Liz Bingham OBE
Maisie Goodson (Psychology final year) shares some key advice given by Liz Bingham OBE, our special guest speaker on the Sprint Professional Development programme for female undergraduates. Liz talks about her career journey, the advice she would pass on to her younger self and what companies these days are looking for in their hires. Liz began working in 1981 and went on to become a senior partner at Ernst & Young, advising clients in relation to Diversity & Inclusion, Inclusive Leadership training and Unconscious Bias.
At the beginning of her career, Liz says she definitely suffered from imposter syndrome, as her short term strategy at work was to do her best but only look to the very next career step, never feeling like she could achieve big strides. Yet Liz’s career journey is one of overcoming these feelings, as she became the first ever female director at EY and went onto become partner within a few years. In 2011 the Chairman of EY appointed her to restructure gender equality for the entire UK business, and in this role Liz was responsible for increasing representation at all levels of the business. She worked to break down boundaries, encourage better conversations in the workplace about diversity and to change people’s mindsets. As a result of her work, Liz was awarded an OBE for services to equality in the workplace in 2015 and in 2016 received an honorary degree of Doctor of Laws from the University of Bath.
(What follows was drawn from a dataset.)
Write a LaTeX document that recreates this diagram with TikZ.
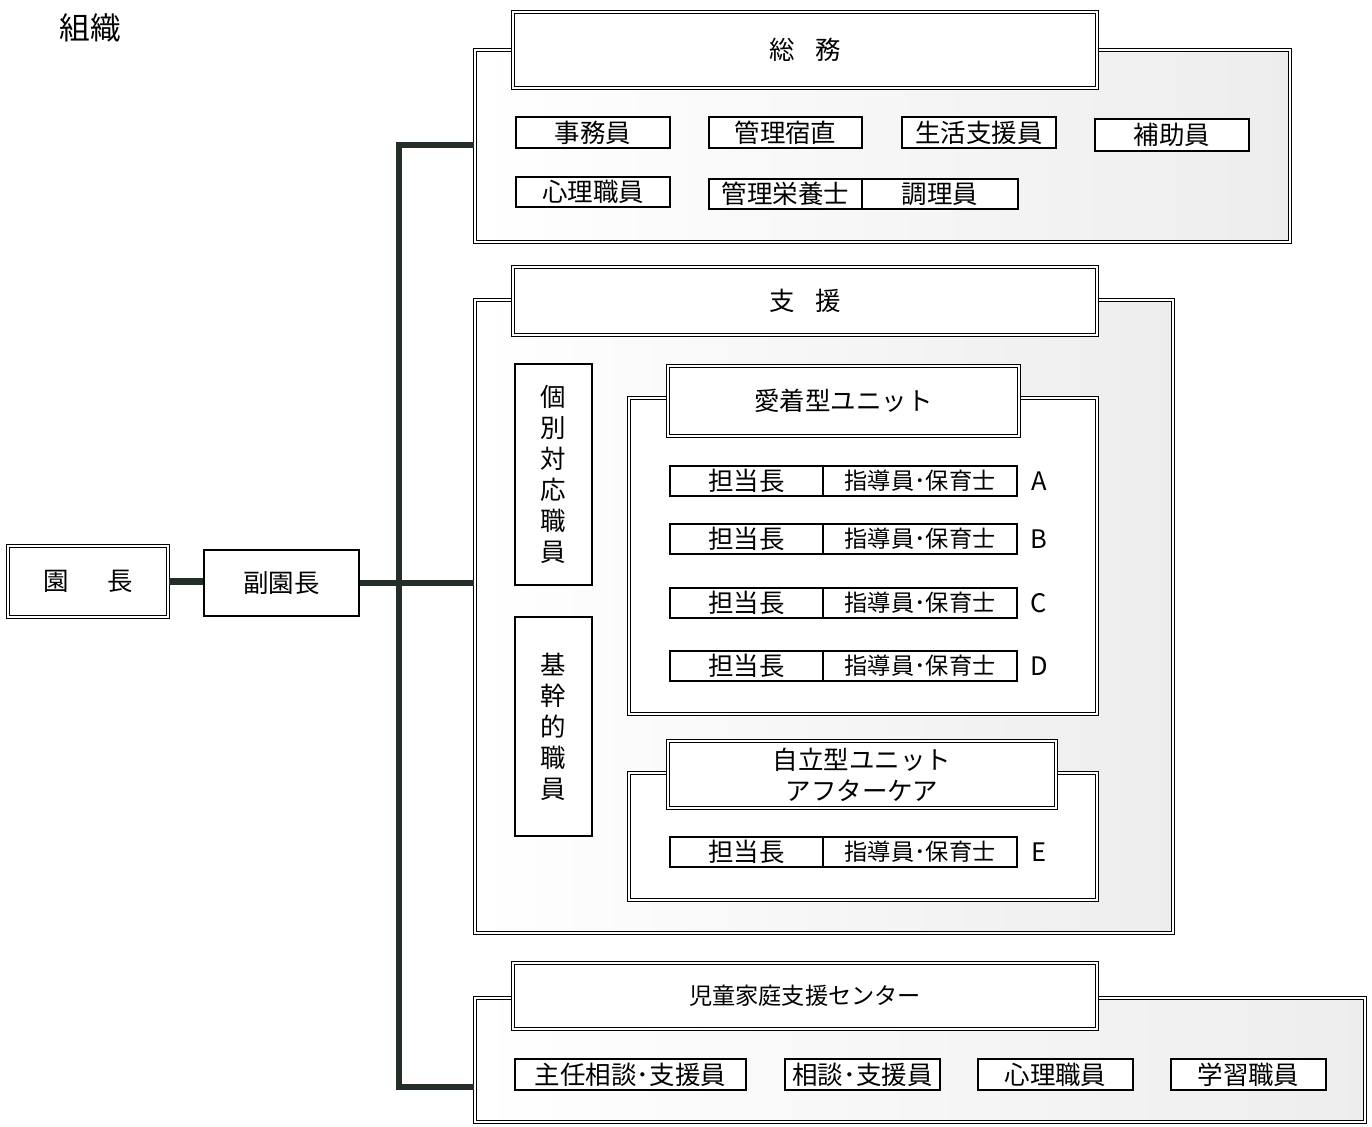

So what does such an inspirational woman with such a prestigious career pass on as advice to students?
See your career as a climbing wall and not a ladder
Firstly, Liz advised us not to think of our careers as a ladder but as a climbing wall. In this way you will perhaps have to let go of metaphorical ‘footholds’ and it may not be obvious where you need to go to propel. To find the best route, it may be that going sideways or backwards is what you need to do.
Use your network
Secondly, be prepared to ask for help and use your network. People in your network can help at different times, and it is not a bad thing if you feel you have slipped off the climbing wall to ask for help from your network. But in the same sense, we must always be prepared to give back to our network.
Understanding how meetings work and office politics
Another important point Liz made was to be aware that the business of a meeting tends to begin before the meeting itself! The meeting then occurs, the business is discussed and continues outside of the meeting. By recognising this construct, Liz suggests we will be able to have maximum impact in meetings. Furthermore, if you are nervous about a meeting practising your contribution beforehand, preparation and asking beforehand to present at the meeting are all things which may enable you to make better contributions. Here, Liz noted the importance of asking for things. Whilst asking nicely is crucial, asking for things (as a woman) in the first place needs to happen more. Being demanding in the workplace is key as things don’t just happen. Her final tip was that office politics happen everywhere and they are not necessarily bad. It is important that as women we learn how to engage with power, instead of being ambivalent to it. Successfully navigating the hierarchies at work can be a very good thing, but avoid unnecessary office politics/drama.
What employers value
Lastly, Liz gave us some valuable insights into what employers actually value in their employees these days. Intelligence is useful but only to a certain point. Your IQ may get you an interview for a job but at the interview stage you will just be one of many with a high IQ. Instead, showing a passion for life-long learning is important. Conceding that you cannot know it all but that you want to continue to learn to be effective in your role is extremely valuable. EQ (emotional intelligence) is also vital for success. This is how you engage/connect with the world and people around you, and your self-awareness of this. If you are authentic with a high level of EQ you can learn how to modify your authenticity/behaviour or approach when dealing with different people/groups, making you more effective in different situations. Another intelligence employers are looking for is practical intelligence i.e. how you problem solve, and whether you have a pragmatic approach to a problem. Practical intelligence involves unpicking a problem and practically solving it using your EQ. The final intelligence Liz taught us about was SQ/CQ (social/cultural intelligence). This intelligence is outwards facing, it is about how to be a more inclusive leader when there are, for example, only women in the team. It is about becoming attuned to the social and cultural differences among people and how to get the best results from them. Developing and displaying these different intelligences is synonymous with success in the workplace.
As a final tip regarding dealing with imposter syndrome, it is important to recognise that everybody has it, even men. It is crucial to go forward with confidence, ask for help, be demanding, and be highly attuned to what is going on around you. The importance of networks is not to be underestimated and having a mentor is a key part of this.
A massive thank you to Liz for such an inspiring talk with so many practical tips for students!